Foi por conselho do enólogo seu amigo Rui Reguinga, que o ex-bailarino, critico de vinhos e jornalista João Afonso descobriu as vinhas de Cabeças do Reguengo, nas cercanias de Portalegre, privilegiado terroir alentejano. Cedendo a uma paixão pelos métodos antigos, manteve todos os pés de vinhas centenárias que a propriedade albergava, sujeitando a vinha a uma dispendiosa recuperação integral. Rejeitando os químicos, decidiu ir mais longe e abraçou uma agricultura biodinâmica para fortalecer os solos e as plantas, e tornar os vinhos mais intensos e genuínos.
É uma vinha consociada com oliveiras e árvores de fruto, ervas e flores, em que as castas crescem misturadas de modo a preservar a biodiversidade própria das tradições locais. Ancestralmente estas vinhas estavam ao serviço dos sete conventos de Portalegre, fornecendo o néctar das liturgias que era produzido em grandes talhas de barro.
O microclima da região acrescenta exuberância a este terroir de perfil mediterrânico, que João Afonso trabalha com um respeito extremo pelas características individuais de cada planta. O resultado é um portfólio fascinante de vinhos de lote, com grande variedade de castas, que tenta capturar a sabedoria dos homens e da natureza numa vinificação reduzida à sua essência, que rejeita toda a cosmética, procurando uma expressão absoluta do terroir. A estes vinhos João Afonso chama “Slow Wines”, privilegiando o carácter em vez da uniformidade.

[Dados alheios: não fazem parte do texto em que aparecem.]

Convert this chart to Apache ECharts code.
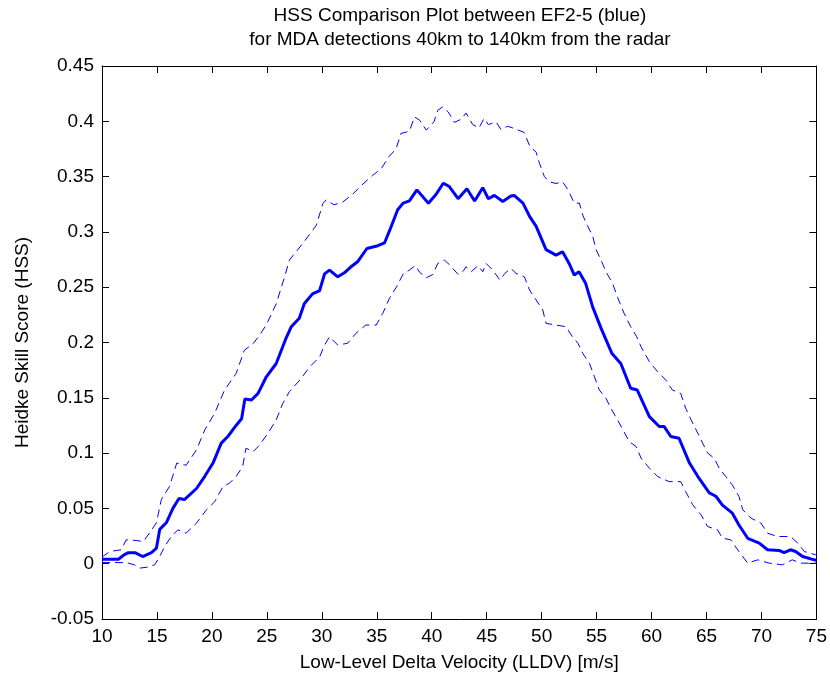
<!DOCTYPE html>
<html>
<head>
<meta charset="utf-8">
<script src="https://cdn.jsdelivr.net/npm/echarts@6/dist/echarts.min.js"></script>
<style>
html,body{margin:0;padding:0;background:#fff;}
#chart{width:830px;height:682px;}
</style>
</head>
<body>
<div id="chart"></div>
<script>
// Low-Level Delta Velocity (m/s) and HSS values
var centerX = [10,11.5,12.0,12.4,13.0,13.7,14.5,14.95,15.25,15.85,16.45,17.0,17.5,18.6,19.35,20.1,20.85,21.45,22.2,22.7,23.0,23.6,24.2,24.95,25.85,26.75,27.2,27.95,28.4,29.15,29.8,30.25,30.7,31.45,32.05,32.6,33.25,34.1,35.1,35.7,36.2,36.9,37.4,37.97,38.65,39.7,40.4,41.05,41.6,42.4,43.2,43.9,44.64,45.15,45.7,46.46,47.2,47.5,48.3,48.9,49.5,50.4,51.3,51.9,52.5,52.97,53.4,54.0,54.65,55.4,56.4,57.2,58.1,58.7,59.8,60.7,61.15,61.75,62.5,63.45,64.2,65.25,65.85,66.45,67.35,67.95,68.75,69.8,70.55,71.6,72.05,72.65,73.1,73.75,74.8,75];
var centerY = [0.004,0.004,0.008,0.010,0.010,0.0065,0.010,0.014,0.031,0.037,0.050,0.059,0.058,0.068,0.079,0.091,0.109,0.115,0.125,0.131,0.149,0.148,0.154,0.169,0.181,0.204,0.214,0.222,0.235,0.244,0.247,0.262,0.2655,0.2594,0.263,0.268,0.273,0.285,0.2875,0.290,0.302,0.320,0.326,0.328,0.338,0.326,0.334,0.344,0.341,0.330,0.339,0.328,0.340,0.330,0.333,0.3275,0.3325,0.333,0.326,0.314,0.305,0.284,0.279,0.282,0.2715,0.261,0.264,0.2535,0.232,0.213,0.190,0.181,0.1586,0.157,0.133,0.124,0.124,0.115,0.1134,0.091,0.079,0.064,0.061,0.053,0.0457,0.035,0.023,0.0186,0.0126,0.012,0.010,0.0126,0.011,0.0065,0.0035,0.003];

var upperX = [10,10.7,11.75,12.2,13.1,13.75,14.2,14.95,15.4,16.15,16.8,17.65,18.6,19.35,20.25,21.15,22.2,22.95,23.75,24.3,24.95,25.85,26.6,27.05,28.3,29.5,30.1,30.4,31.1,31.9,32.8,33.6,34.6,35.4,36.1,36.75,37.2,37.97,38.43,38.9,39.5,40.2,40.55,41.0,41.5,42.06,42.7,43.12,43.73,44.3,44.75,45.15,45.85,46.3,46.9,47.5,48.4,48.9,49.5,49.8,50.25,50.7,51.3,51.9,52.4,52.97,53.43,53.75,54.05,54.65,54.95,55.4,55.85,56.45,56.9,57.5,58.1,58.65,59.05,59.8,60.55,61.3,61.9,62.65,63.1,63.6,64.05,64.65,65.1,65.7,66.15,66.75,67.35,67.95,68.3,69.05,69.95,70.55,71.45,72.65,73.3,73.9,74.95,75];
var upperY = [0.006,0.011,0.0126,0.0216,0.021,0.020,0.026,0.037,0.058,0.070,0.091,0.089,0.103,0.121,0.136,0.157,0.172,0.193,0.199,0.206,0.216,0.235,0.259,0.2745,0.290,0.306,0.3257,0.329,0.3245,0.327,0.334,0.342,0.351,0.357,0.368,0.375,0.389,0.391,0.404,0.401,0.392,0.3995,0.410,0.413,0.4085,0.399,0.402,0.4075,0.397,0.394,0.4025,0.397,0.3995,0.3925,0.3955,0.3935,0.390,0.378,0.372,0.362,0.350,0.3453,0.3438,0.3453,0.338,0.326,0.326,0.315,0.308,0.296,0.284,0.2745,0.264,0.2535,0.241,0.2264,0.2143,0.2052,0.196,0.1827,0.1736,0.166,0.157,0.154,0.1406,0.130,0.121,0.109,0.100,0.0954,0.0864,0.0788,0.0713,0.0607,0.0487,0.0412,0.0367,0.0276,0.0246,0.0246,0.0186,0.011,0.008,0.008];

var lowerX = [10,12.2,12.95,13.45,14.2,14.8,15.25,15.7,16.3,16.9,17.65,18.6,19.5,20.25,21.0,21.6,22.2,22.8,23.1,23.75,24.35,25.1,25.85,26.45,27.05,28.0,28.9,29.8,30.25,30.7,31.45,32.35,33.1,34.0,34.95,35.55,36.15,36.8,37.4,37.97,38.5,38.9,39.5,40.1,40.55,41.15,41.6,42.4,42.9,43.12,43.6,44.2,44.64,44.95,45.55,46.2,46.65,47.2,47.67,48.43,48.9,49.5,50.1,50.4,51.3,52.2,52.8,53.3,53.75,54.35,54.8,55.25,55.85,56.3,56.9,57.4,57.97,58.6,59.05,59.8,60.55,61.6,62.65,63.1,63.75,64.5,65.1,66.0,66.45,67.2,67.95,68.75,69.65,70.7,71.9,72.8,73.6,75];
var lowerY = [0.001,0.001,-0.001,-0.004,-0.003,-0.001,0.0065,0.0155,0.0246,0.0306,0.0276,0.0367,0.0487,0.056,0.0697,0.0728,0.0788,0.0878,0.1044,0.1013,0.1074,0.118,0.130,0.145,0.1556,0.166,0.178,0.187,0.1977,0.2052,0.1977,0.1993,0.2083,0.2158,0.2158,0.2264,0.240,0.2504,0.262,0.2655,0.2695,0.2635,0.2585,0.2615,0.2715,0.2745,0.2705,0.2615,0.265,0.2685,0.264,0.2695,0.264,0.2715,0.2655,0.2565,0.2625,0.267,0.2625,0.2594,0.2474,0.2384,0.2294,0.2173,0.2158,0.2143,0.2052,0.1993,0.190,0.1812,0.169,0.157,0.1496,0.1406,0.130,0.121,0.1104,0.1059,0.0954,0.0864,0.0788,0.0742,0.0742,0.0652,0.0532,0.0442,0.0336,0.0306,0.0231,0.0216,0.011,0.0005,0.0035,0.0005,-0.001,0.0035,0.0005,0.0005];

var titleLines = ['HSS Comparison Plot between EF2-5 (blue)', 'for MDA detections 40km to 140km from the radar'];
var xName = 'Low-Level Delta Velocity (LLDV) [m/s]';
var yName = 'Heidke Skill Score (HSS)';

function pairs(xs, ys) { return xs.map(function (x, i) { return [x, ys[i]]; }); }

var FONT = 'Liberation Sans, Arial, sans-serif';
var FS = 19;
function axisCommon() {
  return {
    type: 'value',
    axisLine: { show: true, onZero: false, lineStyle: { color: '#000', width: 1 } },
    axisTick: { show: true, inside: true, length: 7, lineStyle: { color: '#000', width: 1 } },
    splitLine: { show: false }
  };
}

var chart = echarts.init(document.getElementById('chart'), null, { renderer: 'canvas' });
chart.setOption({
  animation: false,
  backgroundColor: '#fff',
  grid: { left: 102, right: 12, top: 66, bottom: 63 },
  graphic: [
    { type: 'text', x: 460, y: 16, style: { text: titleLines[0], font: FS + 'px ' + FONT, fill: '#000', textAlign: 'center', textVerticalAlign: 'middle' } },
    { type: 'text', x: 460, y: 40, style: { text: titleLines[1], font: FS + 'px ' + FONT, fill: '#000', textAlign: 'center', textVerticalAlign: 'middle' } }
  ],
  xAxis: [
    Object.assign(axisCommon(), {
      min: 10, max: 75, interval: 5, position: 'bottom', gridIndex: 0,
      name: xName, nameLocation: 'middle', nameGap: 34,
      nameTextStyle: { color: '#000', fontSize: FS, fontFamily: FONT },
      axisLabel: { color: '#000', fontSize: FS, fontFamily: FONT, margin: 8 }
    }),
    Object.assign(axisCommon(), {
      min: 10, max: 75, interval: 5, position: 'top', gridIndex: 0,
      axisLabel: { show: false }
    })
  ],
  yAxis: [
    Object.assign(axisCommon(), {
      min: -0.05, max: 0.45, interval: 0.05, position: 'left', gridIndex: 0,
      name: yName, nameLocation: 'middle', nameGap: 70,
      nameTextStyle: { color: '#000', fontSize: FS, fontFamily: FONT },
      axisLabel: { color: '#000', fontSize: FS, fontFamily: FONT, margin: 8,
        formatter: function (v) { return String(+v.toFixed(2)); } }
    }),
    Object.assign(axisCommon(), {
      min: -0.05, max: 0.45, interval: 0.05, position: 'right', gridIndex: 0,
      axisLabel: { show: false }
    })
  ],
  series: [
    { type: 'line', name: 'upper', data: pairs(upperX, upperY), showSymbol: false, symbol: 'none',
      lineStyle: { color: '#0000ff', width: 1, type: [8, 5] }, z: 3 },
    { type: 'line', name: 'lower', data: pairs(lowerX, lowerY), showSymbol: false, symbol: 'none',
      lineStyle: { color: '#0000ff', width: 1, type: [8, 5] }, z: 3 },
    { type: 'line', name: 'HSS', data: pairs(centerX, centerY), showSymbol: false, symbol: 'none',
      lineStyle: { color: '#0000ff', width: 3 }, z: 4 }
  ]
});
</script>
</body>
</html>
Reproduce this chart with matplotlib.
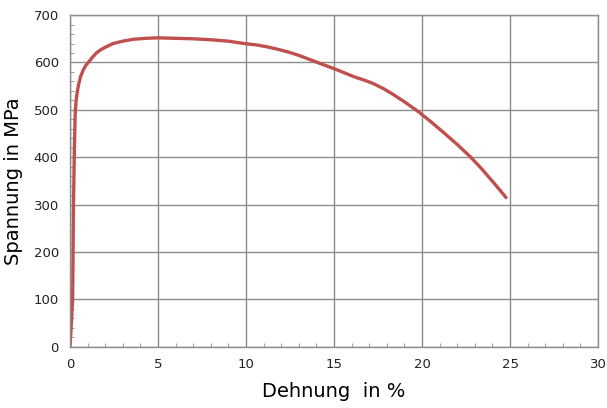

Divide-os por “marcas dos astros”, como o tinto Solstício de vinha centenária e o branco Equinócio de vinha velha, por “marcas da vida” como o Respiro, feito com uva de diversas proveniências, e por “marcas da terra” como o Seiva tinto, feito e vinhas novas. Desenvolve ainda um espumante da Beira, feito com Chardonnay.
Esta combinação fascinante de métodos, castas, origens e processos de vinificação (os barris, as cubas de cimento, as ânforas) contribuem para dar aos vinhos de João Afonso uma diversidade e complexidade muito próprias, que é a diversidade da Natureza. A altitude elevada e a aragem da serra de São Mamede fazem o resto, emprestando a cada um toda a frescura e boa acidez que os grandes apreciadores lhes reconhecem.
São vinhos que surpreendem, que recuperam memórias e patrimónios, e que, como afirma o seu autor, mostram “os valores clássicos” de um modo de vida que nunca foi tão importante recuperar.